● **Exercise prompt**
Copy out the listing that follows exactly, dropping every picture.

● **Data**
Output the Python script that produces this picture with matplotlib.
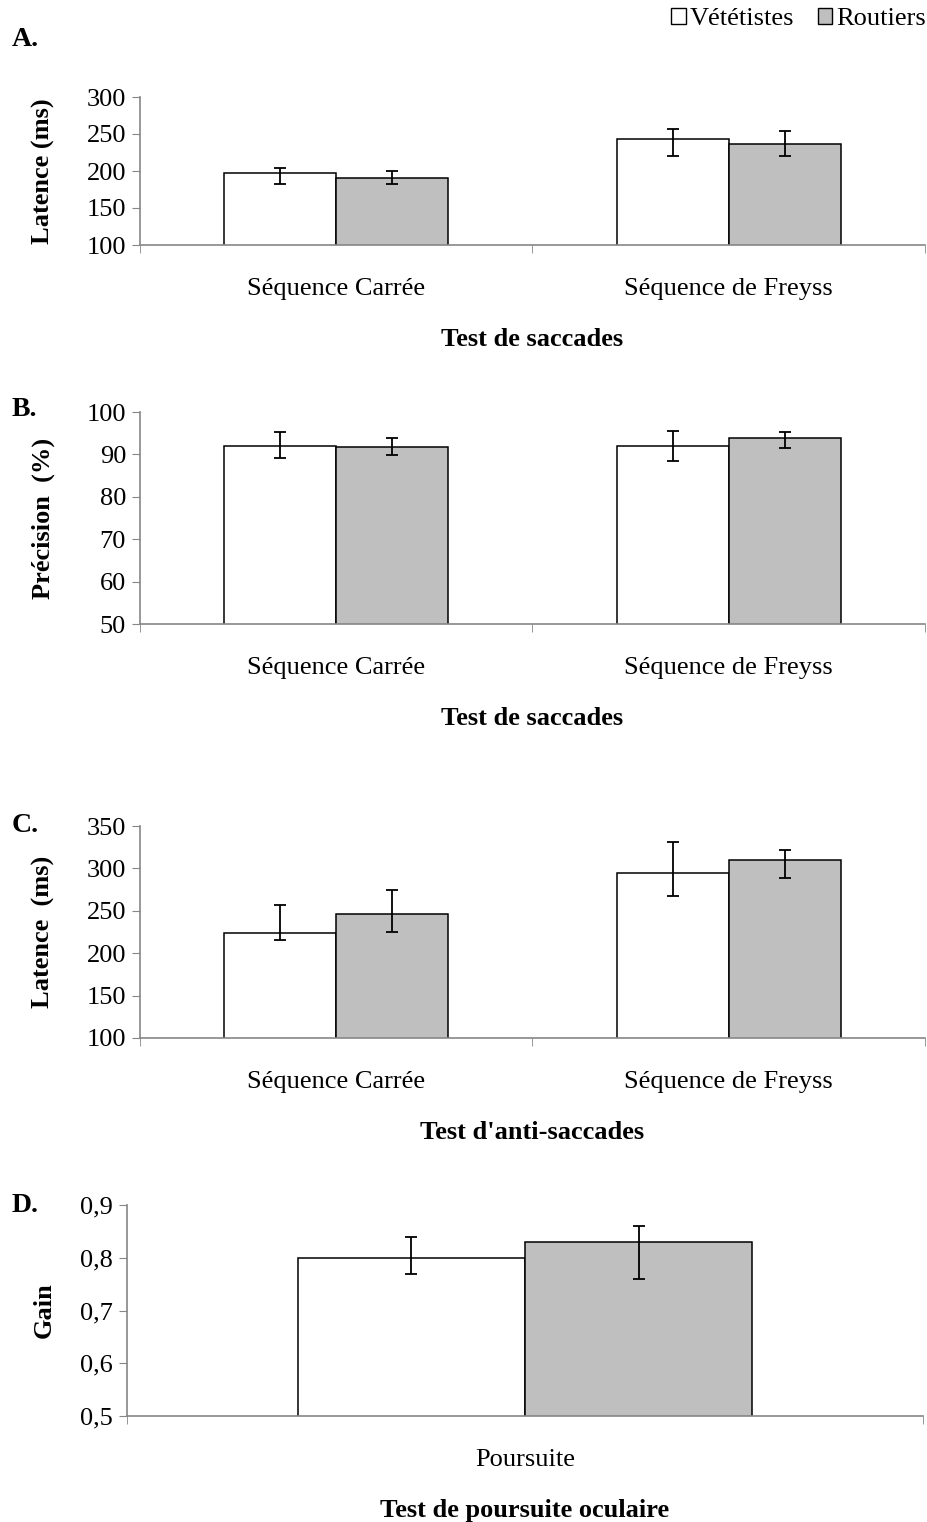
import matplotlib
matplotlib.use("Agg")
import matplotlib.pyplot as plt
import numpy as np
from matplotlib.patches import Patch

plt.rcParams['font.family'] = ['Liberation Serif', 'DejaVu Serif']

# ---- data ----
groups = ["Vététistes", "Routiers"]
saccade_cats = ["Séquence Carrée", "Séquence de Freyss"]
pursuit_cats = ["Poursuite"]

# A. saccade latency (ms)
a_vet = [197, 243]
a_vet_lo = [14, 23]
a_vet_hi = [7, 14]
a_rou = [191, 236]
a_rou_lo = [9, 16]
a_rou_hi = [9, 18]

# B. saccade precision (%)
b_vet = [92.0, 92.0]
b_vet_lo = [2.8, 3.6]
b_vet_hi = [3.2, 3.6]
b_rou = [91.8, 93.9]
b_rou_lo = [2.0, 2.5]
b_rou_hi = [2.0, 1.4]

# C. anti-saccade latency (ms)
c_vet = [224, 294]
c_vet_lo = [9, 27]
c_vet_hi = [33, 37]
c_rou = [246, 310]
c_rou_lo = [21, 21]
c_rou_hi = [29, 12]

# D. pursuit gain
d_vet = [0.80]
d_vet_lo = [0.03]
d_vet_hi = [0.04]
d_rou = [0.83]
d_rou_lo = [0.07]
d_rou_hi = [0.03]

W, H = 928, 1522
FS = 19
WHITE = "#FFFFFF"
GREY = "#BFBFBF"
AXCOL = "#868686"

fig = plt.figure(figsize=(W / 100, H / 100), dpi=100)


def make_axes(left, right, top, bottom):
    return fig.add_axes([left / W, 1 - bottom / H, (right - left) / W, (bottom - top) / H])


def draw_panel(ax, cats, vet, vet_err, rou, rou_err, ylim, yticks, yticklabels,
               ylabel, xlabel, ylabel_x):
    n = len(cats)
    x = np.arange(n)
    bw = 0.2857
    err_kw = dict(ecolor="black", elinewidth=1.3, capsize=4.5, capthick=1.3)
    ax.bar(x - bw / 2, vet, bw, color=WHITE, edgecolor="black", linewidth=1.1,
           yerr=vet_err, error_kw=err_kw, zorder=2)
    ax.bar(x + bw / 2, rou, bw, color=GREY, edgecolor="black", linewidth=1.1,
           yerr=rou_err, error_kw=err_kw, zorder=2)
    ax.set_xlim(-0.5, n - 0.5)
    ax.set_ylim(*ylim)
    ax.set_yticks(yticks)
    ax.set_yticklabels(yticklabels, fontsize=FS)
    ax.set_xticks(x)
    ax.set_xticklabels(cats, fontsize=FS)
    ax.set_xticks(np.arange(n + 1) - 0.5, minor=True)
    ax.tick_params(axis="x", which="major", length=0, pad=24)
    ax.tick_params(axis="x", which="minor", length=6, color=AXCOL, direction="out")
    ax.tick_params(axis="y", length=6, color=AXCOL, direction="out", pad=4)
    for side in ("top", "right"):
        ax.spines[side].set_visible(False)
    for side in ("left", "bottom"):
        ax.spines[side].set_color(AXCOL)
        ax.spines[side].set_linewidth(1.2)
    ax.set_xlabel(xlabel, fontsize=FS, fontweight="bold", labelpad=20)
    ax.set_ylabel(ylabel, fontsize=FS, fontweight="bold")
    ax.yaxis.set_label_coords(ylabel_x, 0.5)


axA = make_axes(140, 925, 97, 245)
draw_panel(axA, saccade_cats, a_vet, [a_vet_lo, a_vet_hi], a_rou, [a_rou_lo, a_rou_hi],
           (100, 300), [100, 150, 200, 250, 300], ["100", "150", "200", "250", "300"],
           "Latence (ms)", "Test de saccades", -0.108)

axB = make_axes(140, 925, 412, 624)
draw_panel(axB, saccade_cats, b_vet, [b_vet_lo, b_vet_hi], b_rou, [b_rou_lo, b_rou_hi],
           (50, 100), [50, 60, 70, 80, 90, 100], ["50", "60", "70", "80", "90", "100"],
           "Précision  (%)", "Test de saccades", -0.108)

axC = make_axes(140, 925, 826, 1038)
draw_panel(axC, saccade_cats, c_vet, [c_vet_lo, c_vet_hi], c_rou, [c_rou_lo, c_rou_hi],
           (100, 350), [100, 150, 200, 250, 300, 350],
           ["100", "150", "200", "250", "300", "350"],
           "Latence  (ms)", "Test d'anti-saccades", -0.108)

axD = make_axes(127, 923, 1205, 1416)
draw_panel(axD, pursuit_cats, d_vet, [d_vet_lo, d_vet_hi], d_rou, [d_rou_lo, d_rou_hi],
           (0.5, 0.9), [0.5, 0.6, 0.7, 0.8, 0.9], ["0,5", "0,6", "0,7", "0,8", "0,9"],
           "Gain", "Test de poursuite oculaire", -0.090)

# panel letters
for label, ypix in [("A.", 40), ("B.", 410), ("C.", 826), ("D.", 1205)]:
    fig.text(12 / W, 1 - ypix / H, label, fontsize=FS + 1, fontweight="bold",
             ha="left", va="center")

# legend
handles = [Patch(facecolor=WHITE, edgecolor="black", linewidth=1.0),
           Patch(facecolor=GREY, edgecolor="black", linewidth=1.0)]
fig.legend(handles, groups, loc="upper right", bbox_to_anchor=(926 / W, 1 - 8 / H),
           ncol=2, frameon=False, fontsize=FS, handlelength=0.55, handleheight=0.55,
           handletextpad=0.15, columnspacing=0.9, borderaxespad=0, borderpad=0)

fig.savefig("out.png", dpi=100)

● **Expected output**
Output the Python script that produces this picture with matplotlib.
import matplotlib
matplotlib.use("Agg")
import matplotlib.pyplot as plt
import numpy as np
from matplotlib.patches import Patch

plt.rcParams['font.family'] = ['Liberation Serif', 'DejaVu Serif']

# ---- data ----
groups = ["Vététistes", "Routiers"]
saccade_cats = ["Séquence Carrée", "Séquence de Freyss"]
pursuit_cats = ["Poursuite"]

# A. saccade latency (ms)
a_vet = [197, 243]
a_vet_lo = [14, 23]
a_vet_hi = [7, 14]
a_rou = [191, 236]
a_rou_lo = [9, 16]
a_rou_hi = [9, 18]

# B. saccade precision (%)
b_vet = [92.0, 92.0]
b_vet_lo = [2.8, 3.6]
b_vet_hi = [3.2, 3.6]
b_rou = [91.8, 93.9]
b_rou_lo = [2.0, 2.5]
b_rou_hi = [2.0, 1.4]

# C. anti-saccade latency (ms)
c_vet = [224, 294]
c_vet_lo = [9, 27]
c_vet_hi = [33, 37]
c_rou = [246, 310]
c_rou_lo = [21, 21]
c_rou_hi = [29, 12]

# D. pursuit gain
d_vet = [0.80]
d_vet_lo = [0.03]
d_vet_hi = [0.04]
d_rou = [0.83]
d_rou_lo = [0.07]
d_rou_hi = [0.03]

W, H = 928, 1522
FS = 19
WHITE = "#FFFFFF"
GREY = "#BFBFBF"
AXCOL = "#868686"

fig = plt.figure(figsize=(W / 100, H / 100), dpi=100)


def make_axes(left, right, top, bottom):
    return fig.add_axes([left / W, 1 - bottom / H, (right - left) / W, (bottom - top) / H])


def draw_panel(ax, cats, vet, vet_err, rou, rou_err, ylim, yticks, yticklabels,
               ylabel, xlabel, ylabel_x):
    n = len(cats)
    x = np.arange(n)
    bw = 0.2857
    err_kw = dict(ecolor="black", elinewidth=1.3, capsize=4.5, capthick=1.3)
    ax.bar(x - bw / 2, vet, bw, color=WHITE, edgecolor="black", linewidth=1.1,
           yerr=vet_err, error_kw=err_kw, zorder=2)
    ax.bar(x + bw / 2, rou, bw, color=GREY, edgecolor="black", linewidth=1.1,
           yerr=rou_err, error_kw=err_kw, zorder=2)
    ax.set_xlim(-0.5, n - 0.5)
    ax.set_ylim(*ylim)
    ax.set_yticks(yticks)
    ax.set_yticklabels(yticklabels, fontsize=FS)
    ax.set_xticks(x)
    ax.set_xticklabels(cats, fontsize=FS)
    ax.set_xticks(np.arange(n + 1) - 0.5, minor=True)
    ax.tick_params(axis="x", which="major", length=0, pad=24)
    ax.tick_params(axis="x", which="minor", length=6, color=AXCOL, direction="out")
    ax.tick_params(axis="y", length=6, color=AXCOL, direction="out", pad=4)
    for side in ("top", "right"):
        ax.spines[side].set_visible(False)
    for side in ("left", "bottom"):
        ax.spines[side].set_color(AXCOL)
        ax.spines[side].set_linewidth(1.2)
    ax.set_xlabel(xlabel, fontsize=FS, fontweight="bold", labelpad=20)
    ax.set_ylabel(ylabel, fontsize=FS, fontweight="bold")
    ax.yaxis.set_label_coords(ylabel_x, 0.5)


axA = make_axes(140, 925, 97, 245)
draw_panel(axA, saccade_cats, a_vet, [a_vet_lo, a_vet_hi], a_rou, [a_rou_lo, a_rou_hi],
           (100, 300), [100, 150, 200, 250, 300], ["100", "150", "200", "250", "300"],
           "Latence (ms)", "Test de saccades", -0.108)

axB = make_axes(140, 925, 412, 624)
draw_panel(axB, saccade_cats, b_vet, [b_vet_lo, b_vet_hi], b_rou, [b_rou_lo, b_rou_hi],
           (50, 100), [50, 60, 70, 80, 90, 100], ["50", "60", "70", "80", "90", "100"],
           "Précision  (%)", "Test de saccades", -0.108)

axC = make_axes(140, 925, 826, 1038)
draw_panel(axC, saccade_cats, c_vet, [c_vet_lo, c_vet_hi], c_rou, [c_rou_lo, c_rou_hi],
           (100, 350), [100, 150, 200, 250, 300, 350],
           ["100", "150", "200", "250", "300", "350"],
           "Latence  (ms)", "Test d'anti-saccades", -0.108)

axD = make_axes(127, 923, 1205, 1416)
draw_panel(axD, pursuit_cats, d_vet, [d_vet_lo, d_vet_hi], d_rou, [d_rou_lo, d_rou_hi],
           (0.5, 0.9), [0.5, 0.6, 0.7, 0.8, 0.9], ["0,5", "0,6", "0,7", "0,8", "0,9"],
           "Gain", "Test de poursuite oculaire", -0.090)

# panel letters
for label, ypix in [("A.", 40), ("B.", 410), ("C.", 826), ("D.", 1205)]:
    fig.text(12 / W, 1 - ypix / H, label, fontsize=FS + 1, fontweight="bold",
             ha="left", va="center")

# legend
handles = [Patch(facecolor=WHITE, edgecolor="black", linewidth=1.0),
           Patch(facecolor=GREY, edgecolor="black", linewidth=1.0)]
fig.legend(handles, groups, loc="upper right", bbox_to_anchor=(926 / W, 1 - 8 / H),
           ncol=2, frameon=False, fontsize=FS, handlelength=0.55, handleheight=0.55,
           handletextpad=0.15, columnspacing=0.9, borderaxespad=0, borderpad=0)

fig.savefig("out.png", dpi=100)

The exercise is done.